Rows from a dataset of charts and code:
···

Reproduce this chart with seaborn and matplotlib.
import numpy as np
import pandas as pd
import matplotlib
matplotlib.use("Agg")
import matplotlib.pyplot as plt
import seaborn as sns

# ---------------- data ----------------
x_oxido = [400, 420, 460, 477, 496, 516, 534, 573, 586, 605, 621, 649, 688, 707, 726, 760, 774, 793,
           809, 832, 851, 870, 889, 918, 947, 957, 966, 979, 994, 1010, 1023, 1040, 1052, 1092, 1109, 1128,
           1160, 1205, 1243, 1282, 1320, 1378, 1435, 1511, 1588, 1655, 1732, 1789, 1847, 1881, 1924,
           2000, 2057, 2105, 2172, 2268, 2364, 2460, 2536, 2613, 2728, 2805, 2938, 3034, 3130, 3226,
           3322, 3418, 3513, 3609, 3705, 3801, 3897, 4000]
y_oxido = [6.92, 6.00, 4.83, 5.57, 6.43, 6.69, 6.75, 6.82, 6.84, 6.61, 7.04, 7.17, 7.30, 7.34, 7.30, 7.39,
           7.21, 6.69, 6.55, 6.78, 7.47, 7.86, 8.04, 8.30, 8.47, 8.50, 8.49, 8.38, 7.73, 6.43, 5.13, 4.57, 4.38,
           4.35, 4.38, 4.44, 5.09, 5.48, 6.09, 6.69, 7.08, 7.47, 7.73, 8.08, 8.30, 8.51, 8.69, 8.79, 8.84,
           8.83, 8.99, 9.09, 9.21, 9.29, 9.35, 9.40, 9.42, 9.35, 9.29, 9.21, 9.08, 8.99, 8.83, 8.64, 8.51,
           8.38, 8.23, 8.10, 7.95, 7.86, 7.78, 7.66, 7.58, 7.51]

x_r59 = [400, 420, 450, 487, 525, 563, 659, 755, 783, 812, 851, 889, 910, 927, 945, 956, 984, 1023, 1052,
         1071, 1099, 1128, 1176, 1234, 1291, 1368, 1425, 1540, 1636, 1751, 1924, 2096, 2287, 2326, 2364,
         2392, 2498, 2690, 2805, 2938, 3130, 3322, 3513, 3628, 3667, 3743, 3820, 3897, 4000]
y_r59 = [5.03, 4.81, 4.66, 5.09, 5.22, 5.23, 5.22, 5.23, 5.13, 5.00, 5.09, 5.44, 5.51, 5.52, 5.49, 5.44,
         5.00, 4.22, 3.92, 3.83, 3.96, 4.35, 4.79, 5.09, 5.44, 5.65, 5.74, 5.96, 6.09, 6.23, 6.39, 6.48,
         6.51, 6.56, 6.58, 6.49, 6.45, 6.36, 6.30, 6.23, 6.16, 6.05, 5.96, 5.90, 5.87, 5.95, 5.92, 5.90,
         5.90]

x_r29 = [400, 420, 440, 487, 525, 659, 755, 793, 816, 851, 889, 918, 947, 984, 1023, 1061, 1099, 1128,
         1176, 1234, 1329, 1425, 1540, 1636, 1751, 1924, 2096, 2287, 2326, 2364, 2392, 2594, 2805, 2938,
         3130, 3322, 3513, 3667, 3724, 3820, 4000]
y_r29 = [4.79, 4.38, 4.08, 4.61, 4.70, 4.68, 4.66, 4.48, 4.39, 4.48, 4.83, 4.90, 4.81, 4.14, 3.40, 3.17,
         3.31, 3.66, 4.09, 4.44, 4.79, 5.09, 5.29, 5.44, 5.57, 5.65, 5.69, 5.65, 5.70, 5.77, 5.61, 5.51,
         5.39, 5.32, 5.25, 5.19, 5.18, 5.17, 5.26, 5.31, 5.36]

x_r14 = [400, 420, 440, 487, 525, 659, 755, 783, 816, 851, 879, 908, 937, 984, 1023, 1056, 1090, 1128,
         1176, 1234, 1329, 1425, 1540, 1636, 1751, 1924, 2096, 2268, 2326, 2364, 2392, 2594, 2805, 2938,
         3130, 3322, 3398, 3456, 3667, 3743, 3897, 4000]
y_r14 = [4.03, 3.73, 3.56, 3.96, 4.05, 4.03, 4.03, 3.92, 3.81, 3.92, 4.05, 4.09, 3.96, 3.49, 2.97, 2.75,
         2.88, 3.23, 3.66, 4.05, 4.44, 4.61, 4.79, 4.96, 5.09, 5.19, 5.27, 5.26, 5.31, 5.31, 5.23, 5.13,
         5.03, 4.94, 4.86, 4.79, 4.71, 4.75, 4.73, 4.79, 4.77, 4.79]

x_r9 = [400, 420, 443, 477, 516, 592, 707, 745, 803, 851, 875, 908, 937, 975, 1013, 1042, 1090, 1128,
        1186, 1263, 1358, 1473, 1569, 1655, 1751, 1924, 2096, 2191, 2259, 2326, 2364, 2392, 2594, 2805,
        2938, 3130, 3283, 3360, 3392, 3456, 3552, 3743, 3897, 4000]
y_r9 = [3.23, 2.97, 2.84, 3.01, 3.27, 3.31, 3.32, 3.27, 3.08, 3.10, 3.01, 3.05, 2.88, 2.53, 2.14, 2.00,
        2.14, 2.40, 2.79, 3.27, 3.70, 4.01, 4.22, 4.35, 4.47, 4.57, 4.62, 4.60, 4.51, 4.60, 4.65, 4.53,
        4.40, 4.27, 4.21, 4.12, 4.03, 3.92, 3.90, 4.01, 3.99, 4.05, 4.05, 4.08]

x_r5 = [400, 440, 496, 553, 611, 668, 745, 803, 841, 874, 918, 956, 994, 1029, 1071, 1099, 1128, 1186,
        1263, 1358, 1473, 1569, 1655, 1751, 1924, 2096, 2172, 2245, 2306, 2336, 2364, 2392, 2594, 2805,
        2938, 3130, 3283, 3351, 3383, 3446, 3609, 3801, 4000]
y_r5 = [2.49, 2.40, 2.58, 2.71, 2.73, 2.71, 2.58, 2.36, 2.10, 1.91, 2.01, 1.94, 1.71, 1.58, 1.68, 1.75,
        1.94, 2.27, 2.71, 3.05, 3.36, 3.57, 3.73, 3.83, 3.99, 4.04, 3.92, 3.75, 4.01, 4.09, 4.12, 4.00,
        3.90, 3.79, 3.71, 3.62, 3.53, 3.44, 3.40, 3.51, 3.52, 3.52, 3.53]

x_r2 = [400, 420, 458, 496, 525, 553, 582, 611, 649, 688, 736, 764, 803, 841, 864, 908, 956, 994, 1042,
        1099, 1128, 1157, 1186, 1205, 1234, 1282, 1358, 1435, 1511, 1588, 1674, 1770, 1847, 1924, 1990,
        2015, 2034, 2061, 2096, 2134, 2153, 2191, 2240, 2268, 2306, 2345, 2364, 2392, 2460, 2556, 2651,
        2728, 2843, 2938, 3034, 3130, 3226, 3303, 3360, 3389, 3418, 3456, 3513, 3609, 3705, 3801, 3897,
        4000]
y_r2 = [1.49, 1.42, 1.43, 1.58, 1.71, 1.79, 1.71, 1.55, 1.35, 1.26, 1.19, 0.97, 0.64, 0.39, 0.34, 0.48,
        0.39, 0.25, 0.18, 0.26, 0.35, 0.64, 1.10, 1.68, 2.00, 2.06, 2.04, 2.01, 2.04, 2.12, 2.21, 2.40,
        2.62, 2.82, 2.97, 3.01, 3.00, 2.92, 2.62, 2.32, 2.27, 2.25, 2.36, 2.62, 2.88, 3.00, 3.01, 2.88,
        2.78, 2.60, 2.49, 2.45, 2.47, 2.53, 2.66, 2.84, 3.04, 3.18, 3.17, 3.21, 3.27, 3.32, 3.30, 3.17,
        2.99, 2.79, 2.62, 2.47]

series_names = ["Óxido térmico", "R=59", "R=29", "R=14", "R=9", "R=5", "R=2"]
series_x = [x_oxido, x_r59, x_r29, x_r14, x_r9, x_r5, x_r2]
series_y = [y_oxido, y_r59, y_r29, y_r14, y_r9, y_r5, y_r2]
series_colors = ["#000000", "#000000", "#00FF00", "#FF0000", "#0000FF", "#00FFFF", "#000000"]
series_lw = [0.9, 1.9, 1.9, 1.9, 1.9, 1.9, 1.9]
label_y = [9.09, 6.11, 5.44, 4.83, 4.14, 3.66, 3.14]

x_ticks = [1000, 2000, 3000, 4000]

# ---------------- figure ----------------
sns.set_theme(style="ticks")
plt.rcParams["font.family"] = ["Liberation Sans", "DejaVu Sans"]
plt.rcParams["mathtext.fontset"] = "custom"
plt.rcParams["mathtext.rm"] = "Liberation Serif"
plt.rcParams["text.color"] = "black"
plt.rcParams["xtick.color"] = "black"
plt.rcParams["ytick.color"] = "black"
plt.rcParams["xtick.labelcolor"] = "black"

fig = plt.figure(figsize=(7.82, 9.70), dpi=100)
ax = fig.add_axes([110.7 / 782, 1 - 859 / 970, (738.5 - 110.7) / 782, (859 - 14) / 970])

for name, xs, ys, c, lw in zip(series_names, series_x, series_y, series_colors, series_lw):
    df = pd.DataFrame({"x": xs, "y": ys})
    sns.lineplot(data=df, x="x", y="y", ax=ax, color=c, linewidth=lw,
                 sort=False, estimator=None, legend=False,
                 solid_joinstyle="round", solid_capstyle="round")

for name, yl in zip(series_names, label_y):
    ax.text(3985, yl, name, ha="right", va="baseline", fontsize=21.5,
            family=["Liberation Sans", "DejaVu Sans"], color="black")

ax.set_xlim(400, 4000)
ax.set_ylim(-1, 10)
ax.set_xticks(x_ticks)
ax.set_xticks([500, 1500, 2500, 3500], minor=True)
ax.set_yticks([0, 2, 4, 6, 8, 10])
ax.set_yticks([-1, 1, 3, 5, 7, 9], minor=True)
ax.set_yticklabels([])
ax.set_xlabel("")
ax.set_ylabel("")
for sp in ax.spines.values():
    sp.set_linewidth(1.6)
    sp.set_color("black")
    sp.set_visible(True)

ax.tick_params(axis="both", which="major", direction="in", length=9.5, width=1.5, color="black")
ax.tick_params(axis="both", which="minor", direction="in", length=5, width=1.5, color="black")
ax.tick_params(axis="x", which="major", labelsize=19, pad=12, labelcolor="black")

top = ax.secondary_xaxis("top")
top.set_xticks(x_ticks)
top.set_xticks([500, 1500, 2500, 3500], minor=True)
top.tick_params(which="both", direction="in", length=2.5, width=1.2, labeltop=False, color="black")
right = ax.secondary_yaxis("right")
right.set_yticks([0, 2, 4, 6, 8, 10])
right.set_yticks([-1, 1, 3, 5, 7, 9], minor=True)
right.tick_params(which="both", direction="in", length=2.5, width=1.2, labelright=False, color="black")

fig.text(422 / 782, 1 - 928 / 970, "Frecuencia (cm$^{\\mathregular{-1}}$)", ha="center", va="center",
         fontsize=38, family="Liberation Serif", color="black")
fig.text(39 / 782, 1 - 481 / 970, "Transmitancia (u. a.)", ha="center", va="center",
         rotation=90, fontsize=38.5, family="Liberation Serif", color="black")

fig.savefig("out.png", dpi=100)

···

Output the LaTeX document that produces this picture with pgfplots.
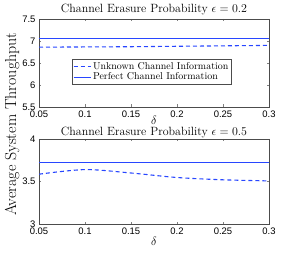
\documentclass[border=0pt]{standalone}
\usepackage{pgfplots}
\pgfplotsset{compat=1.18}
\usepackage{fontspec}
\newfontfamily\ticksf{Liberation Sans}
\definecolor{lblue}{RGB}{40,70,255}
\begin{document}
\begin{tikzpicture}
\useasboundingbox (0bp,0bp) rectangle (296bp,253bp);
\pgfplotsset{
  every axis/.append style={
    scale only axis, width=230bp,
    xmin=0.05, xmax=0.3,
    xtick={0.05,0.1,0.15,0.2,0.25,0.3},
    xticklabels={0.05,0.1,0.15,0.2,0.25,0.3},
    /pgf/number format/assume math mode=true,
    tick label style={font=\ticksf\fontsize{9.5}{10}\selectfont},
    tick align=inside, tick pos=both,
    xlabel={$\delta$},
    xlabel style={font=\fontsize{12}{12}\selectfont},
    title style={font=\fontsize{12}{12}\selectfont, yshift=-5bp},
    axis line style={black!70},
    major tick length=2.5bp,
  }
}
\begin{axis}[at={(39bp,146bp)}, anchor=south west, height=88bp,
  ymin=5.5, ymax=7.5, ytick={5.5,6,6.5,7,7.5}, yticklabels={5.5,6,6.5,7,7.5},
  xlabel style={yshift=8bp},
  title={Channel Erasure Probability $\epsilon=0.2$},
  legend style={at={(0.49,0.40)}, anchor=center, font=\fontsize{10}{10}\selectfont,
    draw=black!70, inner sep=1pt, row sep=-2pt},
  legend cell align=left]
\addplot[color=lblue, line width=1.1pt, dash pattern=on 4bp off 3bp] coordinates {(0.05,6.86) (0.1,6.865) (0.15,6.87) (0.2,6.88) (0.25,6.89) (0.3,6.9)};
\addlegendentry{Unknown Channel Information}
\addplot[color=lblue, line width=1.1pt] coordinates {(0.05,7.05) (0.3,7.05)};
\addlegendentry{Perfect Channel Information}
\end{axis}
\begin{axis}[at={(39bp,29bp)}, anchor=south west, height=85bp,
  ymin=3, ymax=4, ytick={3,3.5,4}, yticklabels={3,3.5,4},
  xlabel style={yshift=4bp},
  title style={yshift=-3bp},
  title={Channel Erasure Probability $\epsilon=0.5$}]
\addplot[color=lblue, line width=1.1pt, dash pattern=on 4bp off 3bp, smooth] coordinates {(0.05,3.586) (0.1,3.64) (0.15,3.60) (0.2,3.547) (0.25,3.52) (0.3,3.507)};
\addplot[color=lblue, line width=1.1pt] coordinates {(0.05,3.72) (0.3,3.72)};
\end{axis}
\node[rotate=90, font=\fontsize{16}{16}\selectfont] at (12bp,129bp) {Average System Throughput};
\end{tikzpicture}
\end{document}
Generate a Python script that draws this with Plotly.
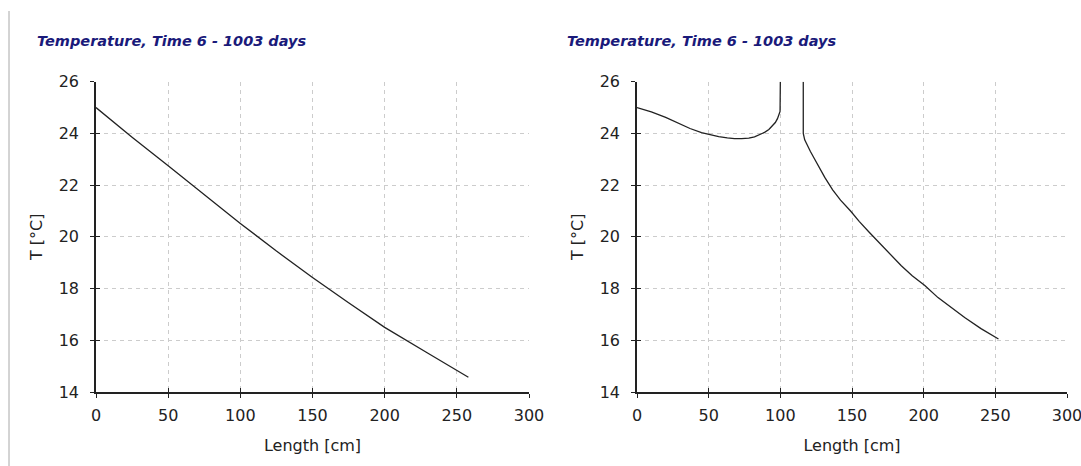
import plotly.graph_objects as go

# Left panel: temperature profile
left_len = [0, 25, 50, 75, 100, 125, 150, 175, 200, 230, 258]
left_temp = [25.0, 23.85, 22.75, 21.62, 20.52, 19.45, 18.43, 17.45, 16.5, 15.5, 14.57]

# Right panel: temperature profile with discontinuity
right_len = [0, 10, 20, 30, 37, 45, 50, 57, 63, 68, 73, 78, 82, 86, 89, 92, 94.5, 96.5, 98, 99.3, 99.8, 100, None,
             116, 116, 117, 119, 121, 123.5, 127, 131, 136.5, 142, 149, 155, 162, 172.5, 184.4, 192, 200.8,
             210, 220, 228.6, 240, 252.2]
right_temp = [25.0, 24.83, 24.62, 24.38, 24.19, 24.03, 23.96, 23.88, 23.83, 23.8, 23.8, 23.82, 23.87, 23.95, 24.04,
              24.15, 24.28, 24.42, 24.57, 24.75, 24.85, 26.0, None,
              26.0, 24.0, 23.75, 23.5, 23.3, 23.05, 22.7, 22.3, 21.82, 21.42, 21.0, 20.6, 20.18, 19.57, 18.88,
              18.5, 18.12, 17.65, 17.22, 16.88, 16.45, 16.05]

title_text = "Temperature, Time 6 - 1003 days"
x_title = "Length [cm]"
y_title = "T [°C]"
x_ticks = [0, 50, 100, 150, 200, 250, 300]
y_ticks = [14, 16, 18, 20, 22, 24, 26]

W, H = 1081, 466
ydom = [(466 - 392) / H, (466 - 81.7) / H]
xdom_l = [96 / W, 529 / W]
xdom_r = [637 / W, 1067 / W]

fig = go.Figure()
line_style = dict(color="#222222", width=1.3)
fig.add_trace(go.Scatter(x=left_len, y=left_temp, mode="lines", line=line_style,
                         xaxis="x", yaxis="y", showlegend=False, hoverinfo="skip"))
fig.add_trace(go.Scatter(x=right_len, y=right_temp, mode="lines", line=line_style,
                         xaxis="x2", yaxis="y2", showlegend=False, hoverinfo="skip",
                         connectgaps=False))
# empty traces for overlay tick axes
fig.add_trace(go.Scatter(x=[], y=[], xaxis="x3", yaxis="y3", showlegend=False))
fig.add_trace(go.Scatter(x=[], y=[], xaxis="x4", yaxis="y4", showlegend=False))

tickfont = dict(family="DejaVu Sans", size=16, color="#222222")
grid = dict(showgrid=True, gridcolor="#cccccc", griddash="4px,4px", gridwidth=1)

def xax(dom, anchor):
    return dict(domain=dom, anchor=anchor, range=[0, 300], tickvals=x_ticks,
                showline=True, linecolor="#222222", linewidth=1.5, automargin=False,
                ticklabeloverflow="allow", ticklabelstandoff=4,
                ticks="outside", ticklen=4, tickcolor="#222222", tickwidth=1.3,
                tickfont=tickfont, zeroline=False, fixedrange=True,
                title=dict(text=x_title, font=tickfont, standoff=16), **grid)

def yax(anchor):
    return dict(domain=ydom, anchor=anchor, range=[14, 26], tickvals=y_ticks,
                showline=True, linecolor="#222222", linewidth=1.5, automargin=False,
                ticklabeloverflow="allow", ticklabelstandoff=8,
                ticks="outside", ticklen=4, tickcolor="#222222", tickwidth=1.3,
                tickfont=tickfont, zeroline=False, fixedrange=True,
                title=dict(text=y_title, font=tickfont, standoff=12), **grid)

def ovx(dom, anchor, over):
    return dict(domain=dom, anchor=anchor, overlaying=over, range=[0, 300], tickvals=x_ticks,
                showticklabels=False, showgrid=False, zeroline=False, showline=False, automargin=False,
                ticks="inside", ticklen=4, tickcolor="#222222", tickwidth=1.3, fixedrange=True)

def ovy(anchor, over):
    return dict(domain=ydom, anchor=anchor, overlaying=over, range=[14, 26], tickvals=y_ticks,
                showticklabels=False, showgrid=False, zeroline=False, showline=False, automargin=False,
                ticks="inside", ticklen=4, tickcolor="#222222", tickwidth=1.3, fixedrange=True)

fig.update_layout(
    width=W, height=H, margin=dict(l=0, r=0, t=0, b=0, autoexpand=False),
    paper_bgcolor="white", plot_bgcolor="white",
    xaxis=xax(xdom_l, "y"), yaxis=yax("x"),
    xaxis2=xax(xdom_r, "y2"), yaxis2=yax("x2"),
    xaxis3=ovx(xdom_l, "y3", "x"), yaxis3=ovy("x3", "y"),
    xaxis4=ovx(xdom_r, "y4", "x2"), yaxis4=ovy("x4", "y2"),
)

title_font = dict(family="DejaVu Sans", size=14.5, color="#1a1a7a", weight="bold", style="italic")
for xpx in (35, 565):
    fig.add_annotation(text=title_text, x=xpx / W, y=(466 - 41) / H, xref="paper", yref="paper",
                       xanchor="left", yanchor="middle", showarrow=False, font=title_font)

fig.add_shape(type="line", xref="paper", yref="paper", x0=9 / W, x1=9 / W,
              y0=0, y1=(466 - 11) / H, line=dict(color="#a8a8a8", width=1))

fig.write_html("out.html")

···

__Aim of the exercise__
Taking the entries above, extract every line from the one bearing "Generate a Python" through the one bearing "16.5, 15.5, 14.57]", exactly, with no pictures.

__Completed task__
Generate a Python script that draws this with Plotly.
import plotly.graph_objects as go

# Left panel: temperature profile
left_len = [0, 25, 50, 75, 100, 125, 150, 175, 200, 230, 258]
left_temp = [25.0, 23.85, 22.75, 21.62, 20.52, 19.45, 18.43, 17.45, 16.5, 15.5, 14.57]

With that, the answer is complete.